Each of these three types of discussions has a means of avoidance, which need to be implemented long before the analytic discussion takes place. In the natural execution of daily activities employees happen upon unexpected obstacles continually. Each of these daily obstacles is a decision point for the employee. Without greater understanding of the original objective set by senior management, freedom to deal with obstacles as they come up, and confidence that creative solutions will be rewarded, employee actions can stray unintentionally.
One way to get rid of Mystification is to ask employees to interpret the directives. If different employees give different answers to the same directive, it is time for the senior managers to open up the dialogue more. One way to get rid of Concretization is to ask the employees if there are better ways to getting things done. Ask them if they feel restricted. Also, refrain from telling them how to do everything. Trust your employees to be creative. One way to get rid of Technologization is to ask employees if they feel recognized. Another means is to recalibrate the metrics with past rewards. Are the two in sync?

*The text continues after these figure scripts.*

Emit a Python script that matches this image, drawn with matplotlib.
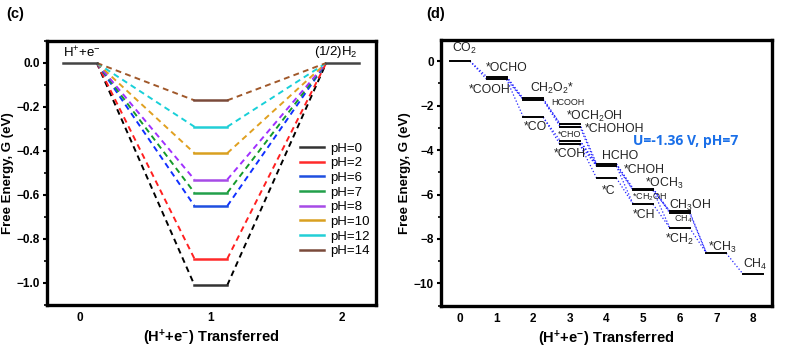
import numpy as np
import matplotlib
matplotlib.use('Agg')
import matplotlib.pyplot as plt

plt.rcParams['font.family'] = ['Liberation Sans', 'DejaVu Sans']
plt.rcParams['mathtext.default'] = 'regular'

# panel (c): HER free energy at several pH
ph = [0, 2, 6, 7, 8, 10, 12, 14]
g_hads = [-1.01, -0.89, -0.65, -0.59, -0.53, -0.41, -0.29, -0.17]
ph_colors = ['#333333', '#ff2a2a', '#1f4fe0', '#22a04a', '#a64be6', '#d9a020', '#22cfd6', '#7a4a3a']
dash_colors = ['#000000', '#ff2020', '#1030ff', '#159a2a', '#a030ff', '#e0a020', '#18d0d8', '#a0582a']

# panel (d): CO2RR intermediates
names = ['CO2', 'OCHO', 'COOH', 'CH2O2', 'HCOOH', 'CO', 'OCH2OH', 'CHOHOH', 'CHO', 'COH',
         'HCHO', 'CHOH', 'C', 'OCH3', 'CH2OH', 'CH', 'CH3OH', 'CH4s', 'CH2', 'CH3', 'CH4']
steps = [0, 1, 1, 2, 2, 2, 3, 3, 3, 3, 4, 4, 4, 5, 5, 5, 6, 6, 6, 7, 8]
energies = [0.0, -0.70, -0.82, -1.68, -1.74, -2.52, -2.82, -2.94, -3.57, -3.74,
            -4.62, -4.72, -5.26, -5.73, -5.81, -6.44, -6.76, -6.84, -7.50, -8.64, -9.58]
labels = ['CO$_2$', '*OCHO', '*COOH', 'CH$_2$O$_2$*', 'HCOOH', '*CO', '*OCH$_2$OH', '*CHOHOH', '*CHO', '*COH',
          'HCHO', '*CHOH', '*C', '*OCH$_3$', '*CH$_2$OH', '*CH', 'CH$_3$OH', 'CH$_4$', '*CH$_2$', '*CH$_3$', 'CH$_4$']
small = ['HCOOH', 'CHO', 'CH2OH', 'CH4s']
edges = [('CO2', 'OCHO'), ('CO2', 'COOH'),
         ('OCHO', 'CH2O2'), ('OCHO', 'HCOOH'), ('COOH', 'HCOOH'), ('COOH', 'CO'),
         ('CH2O2', 'OCH2OH'), ('HCOOH', 'CHOHOH'), ('HCOOH', 'OCH2OH'), ('CO', 'CHO'), ('CO', 'COH'),
         ('OCH2OH', 'HCHO'), ('CHOHOH', 'CHOH'), ('CHO', 'HCHO'), ('CHO', 'CHOH'), ('COH', 'CHOH'), ('COH', 'C'),
         ('HCHO', 'OCH3'), ('HCHO', 'CH2OH'), ('CHOH', 'CH2OH'), ('CHOH', 'CH'), ('C', 'CH'),
         ('OCH3', 'CH3OH'), ('OCH3', 'CH4s'), ('CH2OH', 'CH3OH'), ('CH2OH', 'CH2'), ('CH', 'CH2'),
         ('CH3OH', 'CH3'), ('CH4s', 'CH3'), ('CH2', 'CH3'), ('CH3', 'CH4')]
# label offsets from the left/centre of each level
lab_dx = [-0.22, -0.29, -0.75, -0.09, 0.50, -0.27, -0.11, 0.42, -0.32, -0.45,
          -0.13, 0.46, -0.13, 0.05, -0.31, -0.29, -0.28, -0.15, -0.40, -0.22, -0.26]
lab_dy = [0.55, 0.40, -0.46, 0.45, -0.10, -0.42, 0.35, -0.11, 0.27, -0.44,
          0.35, -0.18, -0.58, 0.23, -0.29, -0.46, 0.29, -0.28, -0.52, 0.24, 0.43]

fig = plt.figure(figsize=(7.93, 3.56), dpi=100)
ax1 = fig.add_axes([0.0593, 0.1433, 0.4149, 0.7416])
ax2 = fig.add_axes([0.5561, 0.1413, 0.4174, 0.7463])

hw = 0.125
for i in range(len(ph)):
    g = g_hads[i]
    ax1.plot([0.13, 1 - hw], [0, g], '--', color=dash_colors[i], lw=1.4, dashes=(3, 2.2))
    ax1.plot([1 + hw, 1.88], [g, 0], '--', color=dash_colors[i], lw=1.4, dashes=(3, 2.2))
    ax1.plot([1 - hw, 1 + hw], [g, g], '-', color=ph_colors[i], lw=1.8, label='pH=%d' % ph[i])
ax1.plot([-0.13, 0.13], [0, 0], '-', color='#444444', lw=1.8)
ax1.plot([1.88, 2.13], [0, 0], '-', color='#444444', lw=1.8)
ax1.text(-0.13, 0.012, 'H$^{+}$+e$^{-}$', fontsize=9.5, va='bottom', ha='left')
ax1.text(1.79, 0.012, '(1/2)H$_2$', fontsize=9.5, va='bottom', ha='left')
ax1.set_xlim(-0.25, 2.26)
ax1.set_ylim(-1.1, 0.1)
ax1.set_xticks([0, 1, 2])
ax1.set_yticks([0.0, -0.2, -0.4, -0.6, -0.8, -1.0])
ax1.set_yticks(np.arange(-1.1, 0.1, 0.1), minor=True)
ax1.set_yticklabels(['0.0', '\u22120.2', '\u22120.4', '\u22120.6', '\u22120.8', '\u22121.0'])
leg = ax1.legend(loc='upper left', bbox_to_anchor=(0.769, 0.615), frameon=False, fontsize=9.5,
                 handlelength=1.8, labelspacing=0.18, handletextpad=0.45, borderpad=0, borderaxespad=0)
ax1.set_ylabel('Free Energy, G (eV)', fontsize=9.5, fontweight='bold', labelpad=2)
ax1.set_xlabel('(H$^{+}$+e$^{-}$) Transferred', fontsize=10.5, fontweight='bold', labelpad=3)

idx = {n: k for k, n in enumerate(names)}
w = 0.27
for a, b in edges:
    i, j = idx[a], idx[b]
    ax2.plot([steps[i] + w, steps[j] - w], [energies[i], energies[j]], ':', color='#2020ff', lw=0.9)
for k in range(len(names)):
    ax2.plot([steps[k] - w, steps[k] + w], [energies[k], energies[k]], '-', color='black', lw=1.4)
    fs = 6.5 if names[k] in small else 8.8
    ax2.text(steps[k] + lab_dx[k], energies[k] + lab_dy[k], labels[k], fontsize=fs,
             ha='left', va='center', color='#222222')
ax2.text(4.73, -3.57, 'U=-1.36 V, pH=7', color='#1a6fe8', fontsize=10, fontweight='bold',
         ha='left', va='center', family=['Open Sans', 'DejaVu Sans'])
ax2.set_xlim(-0.52, 8.52)
ax2.set_ylim(-11, 0.95)
ax2.set_xticks(range(9))
ax2.set_yticks([0, -2, -4, -6, -8, -10])
ax2.set_yticks(np.arange(-11, 1, 1), minor=True)
ax2.set_ylabel('Free Energy, G (eV)', fontsize=9.5, fontweight='bold', labelpad=2)
ax2.set_xlabel('(H$^{+}$+e$^{-}$) Transferred', fontsize=10.5, fontweight='bold', labelpad=3)

for ax in [ax1, ax2]:
    for s in ax.spines.values():
        s.set_linewidth(2.4)
    ax.tick_params(axis='y', which='major', direction='out', length=3, width=1.5, labelsize=8.5, pad=2)
    ax.tick_params(axis='y', which='minor', direction='out', length=2, width=1.2)
    ax.tick_params(axis='x', which='major', length=0, labelsize=8.5, pad=5)
    for t in ax.get_xticklabels() + ax.get_yticklabels():
        t.set_fontweight('bold')

fig.text(0.008, 0.96, '(c)', fontsize=10.5, fontweight='bold', va='center')
fig.text(0.537, 0.96, '(d)', fontsize=10.5, fontweight='bold', va='center')

plt.savefig('out.png', dpi=100)
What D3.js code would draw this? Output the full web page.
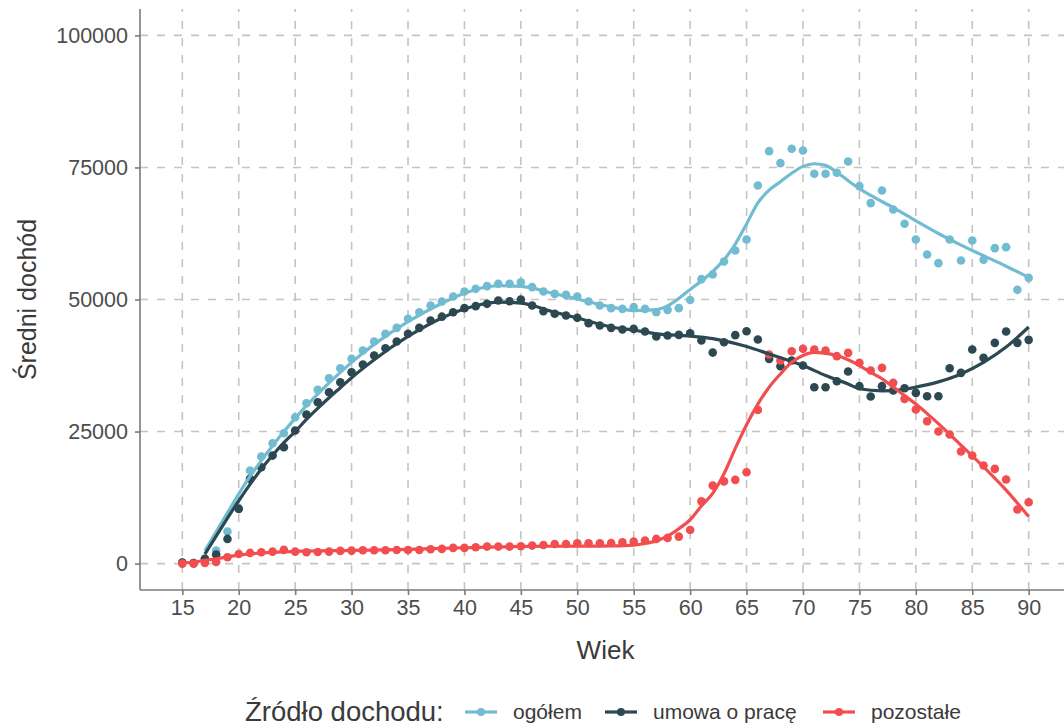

In summary, these three types of discussions are to be avoided. The three recommendations boil down to 1) asking employees to state the objective, 2) giving freedom to employees to be creative in the "how" part of any task, and 3) questioning whether the metrics are in line with directives. The above recommendations will help you increase employee participation in the discussions that are based on the results from analytic projects. Employee expertise combines with technical skills to produce innovative ideas. This combination will result in even greater insight, more informed decisions, and beneficial actions.